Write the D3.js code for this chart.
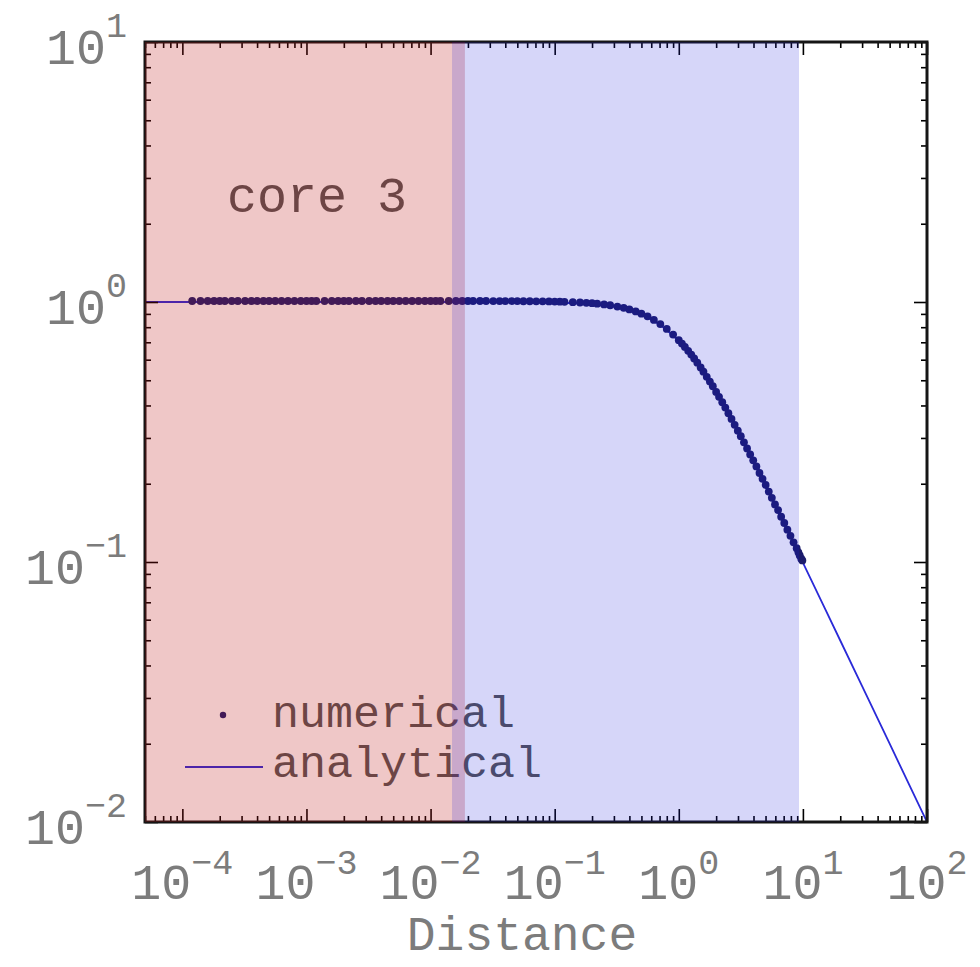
<!DOCTYPE html>
<html>
<head>
<meta charset="utf-8">
<script src="https://cdn.jsdelivr.net/npm/d3@7"></script>
<style>
  html, body { margin: 0; padding: 0; background: #fff; }
  svg { display: block; }
</style>
</head>
<body>
<svg id="chart" width="980" height="967"></svg>
<script>
// ---------------- data ----------------
const xDomain = [5e-5, 100];
const yDomain = [0.01, 10];

const xTickValues = [1e-4, 1e-3, 1e-2, 1e-1, 1, 10, 100];
const xTickExponents = ["-4", "-3", "-2", "-1", "0", "1", "2"];
const yTickValues = [10, 1, 0.1, 0.01];
const yTickExponents = ["1", "0", "-1", "-2"];

const xLabel = "Distance";
const annotation = "core 3";
const legendLabels = ["numerical", "analytical"];

// shaded regions (x extents)
const regionStart = [5e-5, 0.0149];
const regionEnd = [0.0189, 9.3];

// numerical solution (x, y)
const numerical = [
  [1.2e-4,1.000],[1.4e-4,1.000],[1.6e-4,1.000],[1.8e-4,1.000],[2.0e-4,1.000],[2.2e-4,1.000],
  [2.5e-4,1.000],[2.8e-4,1.000],[3.2e-4,1.000],[3.6e-4,1.000],[4.0e-4,1.000],[4.5e-4,1.000],
  [5.0e-4,1.000],[5.6e-4,1.000],[6.3e-4,1.000],[7.1e-4,1.000],[8.0e-4,1.000],[9.0e-4,1.000],
  [1.0e-3,1.000],[1.1e-3,1.000],[1.2e-3,1.000],[1.4e-3,1.000],[1.6e-3,1.000],[1.8e-3,1.000],
  [2.0e-3,1.000],[2.2e-3,1.000],[2.5e-3,1.000],[2.8e-3,1.000],[3.2e-3,1.000],[3.6e-3,1.000],
  [4.0e-3,1.000],[4.5e-3,1.000],[5.0e-3,1.000],[5.6e-3,1.000],[6.3e-3,1.000],[7.1e-3,1.000],
  [8.0e-3,1.000],[9.0e-3,1.000],
  [0.010,1.000],[0.011,1.000],[0.012,1.000],[0.014,1.000],[0.016,1.000],[0.018,1.000],
  [0.020,1.000],[0.022,1.000],[0.025,1.000],[0.028,1.000],[0.032,0.999],[0.036,0.999],
  [0.040,0.999],[0.045,0.999],[0.050,0.999],[0.056,0.998],[0.063,0.998],[0.071,0.997],
  [0.080,0.997],[0.090,0.996],
  [0.10,0.995],[0.11,0.994],[0.12,0.993],[0.14,0.990],[0.16,0.987],[0.18,0.984],
  [0.20,0.981],[0.22,0.977],[0.25,0.970],[0.28,0.963],[0.32,0.952],[0.36,0.941],
  [0.40,0.928],[0.45,0.912],[0.50,0.894],[0.56,0.873],[0.63,0.846],[0.71,0.815],
  [0.80,0.781],[0.90,0.743],
  [1.00,0.707],[1.06,0.686],[1.12,0.666],[1.19,0.643],[1.26,0.622],[1.33,0.601],
  [1.41,0.579],[1.50,0.555],[1.58,0.535],[1.68,0.511],[1.78,0.490],[1.88,0.470],
  [2.00,0.447],[2.11,0.428],[2.24,0.408],[2.37,0.389],[2.51,0.370],[2.66,0.352],
  [2.82,0.334],[2.99,0.317],[3.16,0.302],[3.35,0.286],[3.55,0.271],[3.76,0.257],
  [3.98,0.244],[4.22,0.231],[4.47,0.218],[4.73,0.207],[5.01,0.196],[5.31,0.185],
  [5.62,0.175],[5.96,0.165],[6.31,0.157],[6.68,0.148],[7.08,0.140],[7.50,0.132],
  [7.94,0.125],[8.41,0.118],[8.91,0.112],[9.20,0.108],[9.43,0.105],[9.70,0.102],
  [9.90,0.1005]
];

// analytical solution (x, y)
const analytical = [
  [5e-5,1.000],[1e-3,1.000],[0.01,1.000],[0.05,0.999],[0.10,0.995],[0.15,0.989],
  [0.20,0.981],[0.30,0.958],[0.40,0.928],[0.50,0.894],[0.60,0.857],[0.70,0.819],
  [0.80,0.781],[1.00,0.707],[1.25,0.625],[1.50,0.555],[1.75,0.496],[2.00,0.447],
  [2.50,0.371],[3.00,0.316],[4.00,0.243],[5.00,0.196],[6.00,0.164],[7.00,0.141],
  [10.0,0.0995],[15.0,0.0665],[20.0,0.0499],[30.0,0.0333],[50.0,0.0200],[100,0.0100]
];

// ---------------- layout ----------------
const L = 145, R = 927, T = 42, B = 822;
const FONT = "'Courier New', 'Liberation Mono', monospace";

const svg = d3.select("#chart");
svg.append("rect").attr("width", 980).attr("height", 967).attr("fill", "#fff");

const x = d3.scaleLog().domain(xDomain).range([L, R]);
const y = d3.scaleLog().domain(yDomain).range([B, T]);

svg.append("defs").append("clipPath").attr("id", "plotclip")
  .append("rect").attr("x", L).attr("y", T).attr("width", R - L).attr("height", B - T);

const plot = svg.append("g").attr("clip-path", "url(#plotclip)");

// analytical line
const line = d3.line().x(d => x(d[0])).y(d => y(d[1]));
plot.append("path").datum(analytical)
  .attr("d", line).attr("fill", "none")
  .attr("stroke", "#2a2ad8").attr("stroke-width", 1.8);

// numerical dots
plot.selectAll("circle.num").data(numerical).enter().append("circle")
  .attr("class", "num")
  .attr("cx", d => x(d[0])).attr("cy", d => y(d[1]) - 1)
  .attr("r", 3.9).attr("fill", "#1c1c6c");

// ---------------- ticks ----------------
const minorX = [];
[-5, -4, -3, -2, -1, 0, 1].forEach(e => {
  for (let m = 2; m <= 9; m++) {
    const v = m * Math.pow(10, e);
    if (v >= xDomain[0] && v <= xDomain[1]) minorX.push(v);
  }
});
const minorY = [];
[-2, -1, 0].forEach(e => {
  for (let m = 2; m <= 9; m++) minorY.push(m * Math.pow(10, e));
});

function styleAxis(g) {
  g.select(".domain").remove();
  g.selectAll("line").attr("stroke", "#000").attr("stroke-width", 1.6);
  g.selectAll("text").remove();
}

const MAJ = 13, MIN = 6;
svg.append("g").attr("transform", `translate(0,${B})`)
  .call(d3.axisBottom(x).tickValues(xTickValues).tickSize(-MAJ).tickFormat("")).call(styleAxis);
svg.append("g").attr("transform", `translate(0,${B})`)
  .call(d3.axisBottom(x).tickValues(minorX).tickSize(-MIN).tickFormat("")).call(styleAxis);
svg.append("g").attr("transform", `translate(0,${T})`)
  .call(d3.axisTop(x).tickValues(xTickValues).tickSize(-MAJ).tickFormat("")).call(styleAxis);
svg.append("g").attr("transform", `translate(0,${T})`)
  .call(d3.axisTop(x).tickValues(minorX).tickSize(-MIN).tickFormat("")).call(styleAxis);
svg.append("g").attr("transform", `translate(${L},0)`)
  .call(d3.axisLeft(y).tickValues(yTickValues).tickSize(-MAJ).tickFormat("")).call(styleAxis);
svg.append("g").attr("transform", `translate(${L},0)`)
  .call(d3.axisLeft(y).tickValues(minorY).tickSize(-MIN).tickFormat("")).call(styleAxis);
svg.append("g").attr("transform", `translate(${R},0)`)
  .call(d3.axisRight(y).tickValues(yTickValues).tickSize(-MAJ).tickFormat("")).call(styleAxis);
svg.append("g").attr("transform", `translate(${R},0)`)
  .call(d3.axisRight(y).tickValues(minorY).tickSize(-MIN).tickFormat("")).call(styleAxis);

// frame
svg.append("rect").attr("x", L).attr("y", T).attr("width", R - L).attr("height", B - T)
  .attr("fill", "none").attr("stroke", "#151515").attr("stroke-width", 3);

// ---------------- tick labels ----------------
const labelColor = "#7c7c7c";
xTickValues.forEach((v, i) => {
  const t = svg.append("text")
    .attr("x", x(v)).attr("y", 899)
    .attr("text-anchor", "middle")
    .attr("font-family", FONT).attr("font-size", 50).attr("fill", labelColor);
  t.append("tspan").text("10");
  t.append("tspan").attr("dy", -25).attr("font-size", 35).text(xTickExponents[i].replace("-", "\u2212"));
});
yTickValues.forEach((v, i) => {
  const t = svg.append("text")
    .attr("x", 127).attr("y", y(v) + 22)
    .attr("text-anchor", "end")
    .attr("font-family", FONT).attr("font-size", 50).attr("fill", labelColor);
  t.append("tspan").text("10");
  t.append("tspan").attr("dy", -27).attr("font-size", 35).text(yTickExponents[i].replace("-", "\u2212"));
});

// axis label
svg.append("text")
  .attr("x", 522).attr("y", 950)
  .attr("text-anchor", "middle")
  .attr("font-family", FONT).attr("font-size", 48).attr("fill", labelColor)
  .text(xLabel);

// annotation
svg.append("text")
  .attr("x", 227).attr("y", 212)
  .attr("font-family", FONT).attr("font-size", 50).attr("fill", "#555")
  .text(annotation);

// legend
svg.append("circle").attr("cx", 223).attr("cy", 715).attr("r", 3.2).attr("fill", "#1c1c6c");
svg.append("text").attr("x", 272).attr("y", 727)
  .attr("font-family", FONT).attr("font-size", 45).attr("fill", "#555").text(legendLabels[0]);
svg.append("line").attr("x1", 185).attr("x2", 263).attr("y1", 767).attr("y2", 767)
  .attr("stroke", "#2a2ad8").attr("stroke-width", 1.8);
svg.append("text").attr("x", 272).attr("y", 777)
  .attr("font-family", FONT).attr("font-size", 45).attr("fill", "#555").text(legendLabels[1]);

// ---------------- shaded regions (on top, translucent) ----------------
const regionFill = ["rgb(190,20,20)", "rgb(30,30,220)"];
const regionOpacity = [0.24, 0.18];
svg.append("g").selectAll("rect").data(regionStart).enter().append("rect")
  .attr("x", (d, i) => x(regionStart[i]))
  .attr("width", (d, i) => x(regionEnd[i]) - x(regionStart[i]))
  .attr("y", T).attr("height", B - T)
  .attr("fill", (d, i) => regionFill[i])
  .attr("fill-opacity", (d, i) => regionOpacity[i]);
</script>
</body>
</html>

------------------------------------------------------------------------

- [Exercise objective]:
From the first line above through the line containing "const yDomain = [0.01, 10];", copy everything exactly, without the pictures.

- [Response]:
Write the D3.js code for this chart.
<!DOCTYPE html>
<html>
<head>
<meta charset="utf-8">
<script src="https://cdn.jsdelivr.net/npm/d3@7"></script>
<style>
  html, body { margin: 0; padding: 0; background: #fff; }
  svg { display: block; }
</style>
</head>
<body>
<svg id="chart" width="980" height="967"></svg>
<script>
// ---------------- data ----------------
const xDomain = [5e-5, 100];
const yDomain = [0.01, 10];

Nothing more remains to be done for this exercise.